How Deep is Your LAN?

If yours' is like most organizations, the LAN filing system is in a constant state of chaos threatening imminent collapse.

The structure starts out ok at the upper levels - where rules exist, but gets more and more bogged down as you dive closer to your department or team's shared folders.

Sometimes, there's absolutely no logic within your department/team folder - it's based on each person's internal logic.

Sometimes, there's too much logic - too many folders to keep going down until you reach the final folder which only houses one document.

This problem of categorical organization isn't limited to business LAN structures, it occurs everywhere humans need to create structure or taxonomies.  (That's because there's two types of humans: Groupers and Lumpers. Groupers like to give everything a group whereas Lumpers like to lump everything together into one group.)

Why does this matter and what does it have to do with Tableau?

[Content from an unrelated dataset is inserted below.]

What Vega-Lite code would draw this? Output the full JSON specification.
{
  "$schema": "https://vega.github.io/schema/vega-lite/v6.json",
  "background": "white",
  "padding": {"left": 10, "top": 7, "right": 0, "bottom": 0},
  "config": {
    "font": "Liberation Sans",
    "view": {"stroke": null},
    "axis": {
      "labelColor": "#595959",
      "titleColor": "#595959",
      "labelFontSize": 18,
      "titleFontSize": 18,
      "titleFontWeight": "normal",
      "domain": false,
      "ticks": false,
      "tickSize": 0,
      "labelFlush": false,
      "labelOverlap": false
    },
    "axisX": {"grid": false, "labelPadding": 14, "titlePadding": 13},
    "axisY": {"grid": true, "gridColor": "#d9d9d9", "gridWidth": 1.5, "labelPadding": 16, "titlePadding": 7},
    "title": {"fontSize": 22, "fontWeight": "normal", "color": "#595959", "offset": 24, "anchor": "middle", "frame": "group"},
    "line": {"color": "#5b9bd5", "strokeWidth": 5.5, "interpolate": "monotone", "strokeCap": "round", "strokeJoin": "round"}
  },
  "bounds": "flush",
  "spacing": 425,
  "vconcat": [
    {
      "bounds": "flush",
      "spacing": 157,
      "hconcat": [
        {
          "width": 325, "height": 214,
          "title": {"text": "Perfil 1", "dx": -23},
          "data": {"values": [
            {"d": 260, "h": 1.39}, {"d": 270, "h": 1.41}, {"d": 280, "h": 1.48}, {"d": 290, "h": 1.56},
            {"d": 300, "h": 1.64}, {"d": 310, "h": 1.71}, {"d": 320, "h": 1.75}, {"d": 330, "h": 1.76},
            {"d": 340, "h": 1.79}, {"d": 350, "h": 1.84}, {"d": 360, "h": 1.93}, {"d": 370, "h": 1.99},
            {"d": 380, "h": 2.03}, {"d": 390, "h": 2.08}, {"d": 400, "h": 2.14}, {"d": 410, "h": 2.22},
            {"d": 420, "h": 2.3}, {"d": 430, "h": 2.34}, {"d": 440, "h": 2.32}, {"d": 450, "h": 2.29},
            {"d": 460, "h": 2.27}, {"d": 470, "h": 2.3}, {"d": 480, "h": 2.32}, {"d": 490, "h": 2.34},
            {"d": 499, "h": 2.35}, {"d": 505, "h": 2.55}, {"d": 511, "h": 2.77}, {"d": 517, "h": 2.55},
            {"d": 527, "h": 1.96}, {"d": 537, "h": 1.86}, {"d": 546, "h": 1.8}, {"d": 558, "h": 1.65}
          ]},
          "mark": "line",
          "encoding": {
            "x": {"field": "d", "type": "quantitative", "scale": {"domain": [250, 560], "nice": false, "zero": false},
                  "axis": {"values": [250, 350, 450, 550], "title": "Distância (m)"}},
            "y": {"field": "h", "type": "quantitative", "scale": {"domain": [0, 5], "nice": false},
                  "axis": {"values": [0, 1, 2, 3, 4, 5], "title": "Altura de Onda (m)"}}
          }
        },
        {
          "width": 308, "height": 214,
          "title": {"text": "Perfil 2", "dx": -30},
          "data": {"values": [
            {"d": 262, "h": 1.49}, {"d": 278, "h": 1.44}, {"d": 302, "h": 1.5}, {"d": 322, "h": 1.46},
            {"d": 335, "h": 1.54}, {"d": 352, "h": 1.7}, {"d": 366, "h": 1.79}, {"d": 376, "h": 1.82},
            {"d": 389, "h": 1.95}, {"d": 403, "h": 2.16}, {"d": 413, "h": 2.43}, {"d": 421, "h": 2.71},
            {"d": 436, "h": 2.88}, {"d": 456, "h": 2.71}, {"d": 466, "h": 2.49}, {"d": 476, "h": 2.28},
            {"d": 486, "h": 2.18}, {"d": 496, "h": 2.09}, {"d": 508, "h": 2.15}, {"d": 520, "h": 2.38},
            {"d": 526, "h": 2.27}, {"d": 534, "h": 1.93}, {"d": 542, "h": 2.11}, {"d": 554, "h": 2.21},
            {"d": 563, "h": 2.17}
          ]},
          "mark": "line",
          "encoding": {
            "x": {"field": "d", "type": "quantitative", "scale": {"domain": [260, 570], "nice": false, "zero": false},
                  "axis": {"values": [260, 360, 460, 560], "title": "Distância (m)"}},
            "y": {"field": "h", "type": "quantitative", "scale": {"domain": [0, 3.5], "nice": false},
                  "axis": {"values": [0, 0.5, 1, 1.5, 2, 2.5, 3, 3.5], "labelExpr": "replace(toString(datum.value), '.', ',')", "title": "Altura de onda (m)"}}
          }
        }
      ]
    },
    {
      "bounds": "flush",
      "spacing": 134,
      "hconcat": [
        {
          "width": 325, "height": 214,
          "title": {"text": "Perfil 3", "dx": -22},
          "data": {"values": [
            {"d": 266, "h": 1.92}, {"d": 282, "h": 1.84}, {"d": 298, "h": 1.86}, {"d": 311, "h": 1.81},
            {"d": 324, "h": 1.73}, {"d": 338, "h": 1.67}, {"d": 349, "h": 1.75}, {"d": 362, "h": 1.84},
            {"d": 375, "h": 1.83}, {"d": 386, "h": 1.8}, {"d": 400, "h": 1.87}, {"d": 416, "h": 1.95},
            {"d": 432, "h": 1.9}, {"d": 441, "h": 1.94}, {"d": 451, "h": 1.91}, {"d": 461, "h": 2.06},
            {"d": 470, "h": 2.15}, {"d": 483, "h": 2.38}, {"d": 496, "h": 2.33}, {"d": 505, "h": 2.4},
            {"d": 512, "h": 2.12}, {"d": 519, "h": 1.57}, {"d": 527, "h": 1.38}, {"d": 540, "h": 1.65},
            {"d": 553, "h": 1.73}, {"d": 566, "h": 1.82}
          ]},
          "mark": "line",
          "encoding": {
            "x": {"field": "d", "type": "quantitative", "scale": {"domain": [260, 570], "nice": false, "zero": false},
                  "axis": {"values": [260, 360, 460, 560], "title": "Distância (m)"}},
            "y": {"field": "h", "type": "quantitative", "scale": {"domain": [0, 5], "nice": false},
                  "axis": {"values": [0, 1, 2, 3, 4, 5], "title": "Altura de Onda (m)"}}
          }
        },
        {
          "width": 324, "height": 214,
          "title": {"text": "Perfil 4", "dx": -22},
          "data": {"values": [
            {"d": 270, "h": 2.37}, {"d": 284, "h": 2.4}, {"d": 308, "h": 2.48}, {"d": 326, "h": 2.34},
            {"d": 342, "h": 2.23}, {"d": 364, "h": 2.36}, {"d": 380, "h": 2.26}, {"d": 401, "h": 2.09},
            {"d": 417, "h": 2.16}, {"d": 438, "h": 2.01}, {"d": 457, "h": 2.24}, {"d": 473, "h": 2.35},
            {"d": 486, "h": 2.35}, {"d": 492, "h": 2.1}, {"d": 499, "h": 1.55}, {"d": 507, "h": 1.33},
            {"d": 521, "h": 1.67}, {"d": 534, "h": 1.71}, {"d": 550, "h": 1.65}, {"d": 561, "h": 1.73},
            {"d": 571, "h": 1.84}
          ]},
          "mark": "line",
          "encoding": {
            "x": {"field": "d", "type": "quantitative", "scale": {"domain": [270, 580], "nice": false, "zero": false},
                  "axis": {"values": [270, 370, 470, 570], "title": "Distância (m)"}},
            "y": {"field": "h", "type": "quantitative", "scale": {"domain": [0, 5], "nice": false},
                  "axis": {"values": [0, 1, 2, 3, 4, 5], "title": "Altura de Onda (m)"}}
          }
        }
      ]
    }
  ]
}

Well, if you're in a team or department that is sharing workbooks outside of Tableau Server, you've probably thought you could place the workbook in the team's LAN folder and have everyone use it there. Or maybe you don't have Tableau Server and are sharing the workbook with everyone viewing through Tableau Reader. Or maybe you are saving and working on your workbooks from a folder on the LAN.

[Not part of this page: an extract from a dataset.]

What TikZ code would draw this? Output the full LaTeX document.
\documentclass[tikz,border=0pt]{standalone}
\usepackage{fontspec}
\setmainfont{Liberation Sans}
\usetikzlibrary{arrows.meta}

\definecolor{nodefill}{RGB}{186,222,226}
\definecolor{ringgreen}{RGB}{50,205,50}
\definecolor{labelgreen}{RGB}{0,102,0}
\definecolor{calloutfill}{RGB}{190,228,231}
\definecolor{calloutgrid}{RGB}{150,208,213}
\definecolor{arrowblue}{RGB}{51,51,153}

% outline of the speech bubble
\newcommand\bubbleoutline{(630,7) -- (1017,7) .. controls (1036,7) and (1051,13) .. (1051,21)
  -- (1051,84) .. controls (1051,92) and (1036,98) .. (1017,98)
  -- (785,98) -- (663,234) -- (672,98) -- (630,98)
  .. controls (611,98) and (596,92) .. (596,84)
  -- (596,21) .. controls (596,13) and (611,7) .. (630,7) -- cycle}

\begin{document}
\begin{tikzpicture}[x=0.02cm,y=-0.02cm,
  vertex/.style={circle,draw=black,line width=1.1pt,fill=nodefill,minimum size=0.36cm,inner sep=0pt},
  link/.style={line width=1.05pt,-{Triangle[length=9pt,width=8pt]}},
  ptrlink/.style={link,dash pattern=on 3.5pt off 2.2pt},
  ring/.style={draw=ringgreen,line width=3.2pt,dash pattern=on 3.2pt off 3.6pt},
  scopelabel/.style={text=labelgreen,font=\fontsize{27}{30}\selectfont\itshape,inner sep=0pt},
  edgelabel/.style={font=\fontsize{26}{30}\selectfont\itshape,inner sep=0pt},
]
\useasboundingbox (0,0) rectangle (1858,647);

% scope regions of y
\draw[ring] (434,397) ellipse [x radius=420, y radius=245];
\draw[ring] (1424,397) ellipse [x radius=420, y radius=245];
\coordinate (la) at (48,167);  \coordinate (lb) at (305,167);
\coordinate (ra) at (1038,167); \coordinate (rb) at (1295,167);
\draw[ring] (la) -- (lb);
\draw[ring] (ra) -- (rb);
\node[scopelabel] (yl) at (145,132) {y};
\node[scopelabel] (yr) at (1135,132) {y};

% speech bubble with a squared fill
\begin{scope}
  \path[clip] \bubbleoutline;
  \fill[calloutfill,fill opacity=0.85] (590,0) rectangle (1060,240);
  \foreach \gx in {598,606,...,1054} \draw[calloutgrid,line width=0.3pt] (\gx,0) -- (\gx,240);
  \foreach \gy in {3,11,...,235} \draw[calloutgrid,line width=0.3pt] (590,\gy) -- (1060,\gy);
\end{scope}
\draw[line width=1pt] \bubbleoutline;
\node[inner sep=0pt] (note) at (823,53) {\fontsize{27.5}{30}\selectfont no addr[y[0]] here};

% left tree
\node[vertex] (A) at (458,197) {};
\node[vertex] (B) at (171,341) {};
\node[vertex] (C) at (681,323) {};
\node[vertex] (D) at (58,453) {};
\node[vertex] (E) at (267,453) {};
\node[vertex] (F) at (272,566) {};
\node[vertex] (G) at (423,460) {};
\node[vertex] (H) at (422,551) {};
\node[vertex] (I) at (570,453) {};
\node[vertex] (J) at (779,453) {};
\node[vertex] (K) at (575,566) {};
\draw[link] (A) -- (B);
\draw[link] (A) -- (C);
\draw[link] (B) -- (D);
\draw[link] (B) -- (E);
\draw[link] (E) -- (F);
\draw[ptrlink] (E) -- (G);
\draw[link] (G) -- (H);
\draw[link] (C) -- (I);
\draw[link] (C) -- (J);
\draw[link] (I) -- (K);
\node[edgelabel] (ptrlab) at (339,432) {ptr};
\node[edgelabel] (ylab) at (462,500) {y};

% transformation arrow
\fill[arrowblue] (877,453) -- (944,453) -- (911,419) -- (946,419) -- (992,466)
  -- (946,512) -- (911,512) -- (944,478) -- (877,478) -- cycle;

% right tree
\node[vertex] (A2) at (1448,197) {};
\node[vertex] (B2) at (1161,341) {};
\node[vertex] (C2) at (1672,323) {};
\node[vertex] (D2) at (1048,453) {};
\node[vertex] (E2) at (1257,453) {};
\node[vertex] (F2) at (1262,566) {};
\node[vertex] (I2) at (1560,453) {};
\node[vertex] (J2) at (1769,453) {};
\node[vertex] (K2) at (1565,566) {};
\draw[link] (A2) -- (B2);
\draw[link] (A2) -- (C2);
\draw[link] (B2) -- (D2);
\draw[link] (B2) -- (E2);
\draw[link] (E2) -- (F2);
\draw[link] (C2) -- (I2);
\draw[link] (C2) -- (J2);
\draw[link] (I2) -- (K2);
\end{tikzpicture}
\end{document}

So what's wrong with that?  Nothing, unless they (or you) open it from the LAN. Here's the thing: when you open a Tableau packaged workbook (which is really a zip file), Tableau drops a copy of that zip file on your C:temp folder.

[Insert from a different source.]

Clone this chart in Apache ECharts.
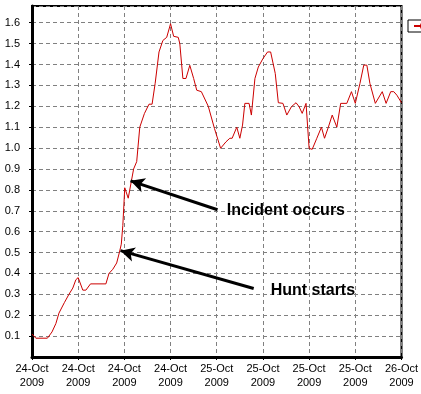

In that zip file is your data (if you've created an extract - please, please tell me you created an extract) and any images you may have used in dashboards.  When you open to a dashboard or a view, Tableau queries the data source (the extract!) and pulls all the values into the charts/tables.  Each time you filter or zoom or go to a new view or dashboard it queries the source again to bring only the values specified for the view(s).

So if you want to get the full value 'In Memory' speed - use Extracts and save and work from the folders on your C:drive that Tableau installed when you installed the software.  If you're sharing workbooks, tell the other person to save it in their C:drive and then open it.  And when you create an extract and it asks you where to save it, save it in the Data Sources folder.

If you don't, then rather than having 'In Memory' speed, you're getting LAN depth * Your network speed and will probably experience lot of  'not responding' or at the least a lot of time watching the spinner and not much time visualizing your data.